▸ **Data section**:
──────────────────────────────

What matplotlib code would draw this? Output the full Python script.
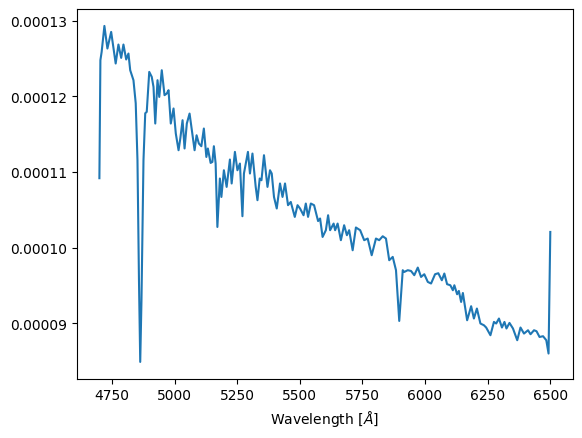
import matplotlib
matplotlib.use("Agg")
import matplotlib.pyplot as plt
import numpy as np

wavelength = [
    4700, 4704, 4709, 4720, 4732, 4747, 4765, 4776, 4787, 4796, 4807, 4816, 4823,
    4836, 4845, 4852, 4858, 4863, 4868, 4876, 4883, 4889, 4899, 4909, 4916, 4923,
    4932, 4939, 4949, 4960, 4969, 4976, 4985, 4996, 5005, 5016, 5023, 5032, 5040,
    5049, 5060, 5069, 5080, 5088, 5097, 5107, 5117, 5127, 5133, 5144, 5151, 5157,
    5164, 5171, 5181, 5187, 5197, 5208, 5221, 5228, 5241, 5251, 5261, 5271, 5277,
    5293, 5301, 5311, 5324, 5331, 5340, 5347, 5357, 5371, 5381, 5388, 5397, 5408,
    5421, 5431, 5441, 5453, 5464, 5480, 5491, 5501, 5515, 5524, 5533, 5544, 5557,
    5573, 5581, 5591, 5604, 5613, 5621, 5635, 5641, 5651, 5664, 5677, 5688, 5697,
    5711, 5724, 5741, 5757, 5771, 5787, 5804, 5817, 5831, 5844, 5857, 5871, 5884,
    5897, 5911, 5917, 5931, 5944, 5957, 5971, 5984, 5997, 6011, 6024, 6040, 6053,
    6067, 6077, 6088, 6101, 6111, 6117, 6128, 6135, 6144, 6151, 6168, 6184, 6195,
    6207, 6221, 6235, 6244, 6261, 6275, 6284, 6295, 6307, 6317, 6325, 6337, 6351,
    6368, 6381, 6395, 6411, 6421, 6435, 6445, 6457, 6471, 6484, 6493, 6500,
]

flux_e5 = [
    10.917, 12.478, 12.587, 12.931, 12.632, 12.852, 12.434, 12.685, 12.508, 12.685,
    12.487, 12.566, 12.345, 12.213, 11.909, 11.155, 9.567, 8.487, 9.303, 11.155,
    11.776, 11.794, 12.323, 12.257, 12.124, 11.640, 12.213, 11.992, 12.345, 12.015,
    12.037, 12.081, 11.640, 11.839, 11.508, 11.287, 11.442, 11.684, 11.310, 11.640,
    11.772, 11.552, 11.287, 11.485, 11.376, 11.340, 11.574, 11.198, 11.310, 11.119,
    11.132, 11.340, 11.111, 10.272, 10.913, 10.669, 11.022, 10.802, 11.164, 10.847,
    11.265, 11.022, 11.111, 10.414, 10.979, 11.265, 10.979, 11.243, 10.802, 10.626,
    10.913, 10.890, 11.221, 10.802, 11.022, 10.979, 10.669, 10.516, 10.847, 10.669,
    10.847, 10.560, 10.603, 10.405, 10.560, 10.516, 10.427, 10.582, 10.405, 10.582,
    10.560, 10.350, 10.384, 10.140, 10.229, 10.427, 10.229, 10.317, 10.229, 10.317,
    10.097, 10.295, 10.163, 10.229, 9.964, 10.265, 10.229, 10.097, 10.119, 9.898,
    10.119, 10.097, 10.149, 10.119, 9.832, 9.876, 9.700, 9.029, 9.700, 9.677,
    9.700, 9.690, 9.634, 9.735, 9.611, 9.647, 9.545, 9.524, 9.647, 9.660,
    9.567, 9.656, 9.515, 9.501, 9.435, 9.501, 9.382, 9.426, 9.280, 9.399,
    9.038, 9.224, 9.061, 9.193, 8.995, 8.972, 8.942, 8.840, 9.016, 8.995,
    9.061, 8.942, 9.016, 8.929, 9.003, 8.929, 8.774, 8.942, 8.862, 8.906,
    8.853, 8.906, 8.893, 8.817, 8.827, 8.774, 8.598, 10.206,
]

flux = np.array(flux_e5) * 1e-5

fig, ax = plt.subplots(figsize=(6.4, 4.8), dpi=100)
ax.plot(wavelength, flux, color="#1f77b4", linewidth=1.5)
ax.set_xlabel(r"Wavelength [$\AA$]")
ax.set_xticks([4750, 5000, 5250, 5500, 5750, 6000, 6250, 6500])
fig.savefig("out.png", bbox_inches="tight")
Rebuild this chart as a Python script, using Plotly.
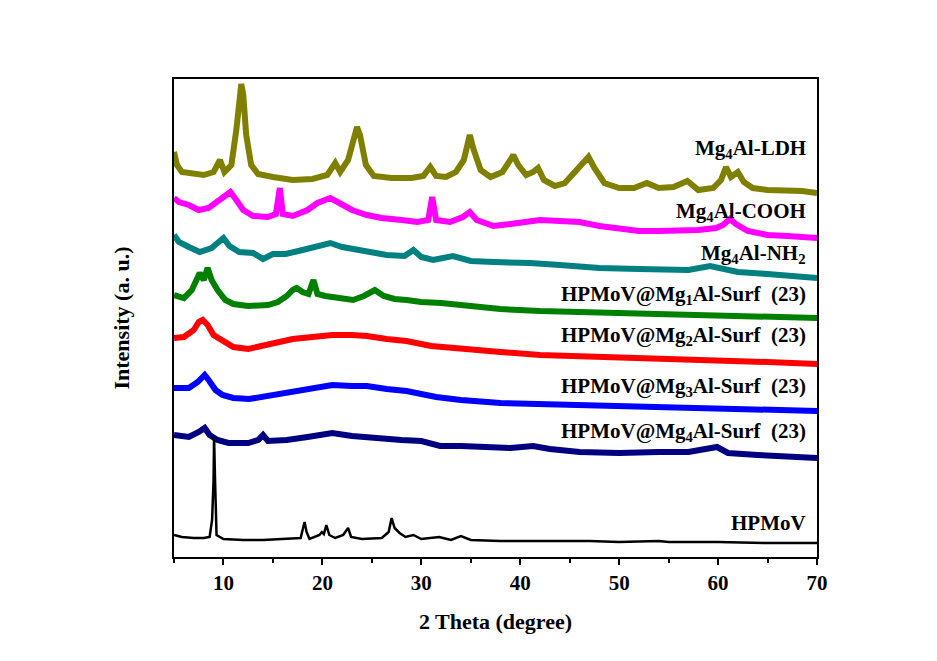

──────────────────────────────

▸ **Stated task**: Everything from the top line of the data down to and including the line with "import numpy as np" is to be copied, except the pictures.

▸ **Worked answer**:
What matplotlib code would draw this? Output the full Python script.
import matplotlib
matplotlib.use("Agg")
import matplotlib.pyplot as plt
import numpy as np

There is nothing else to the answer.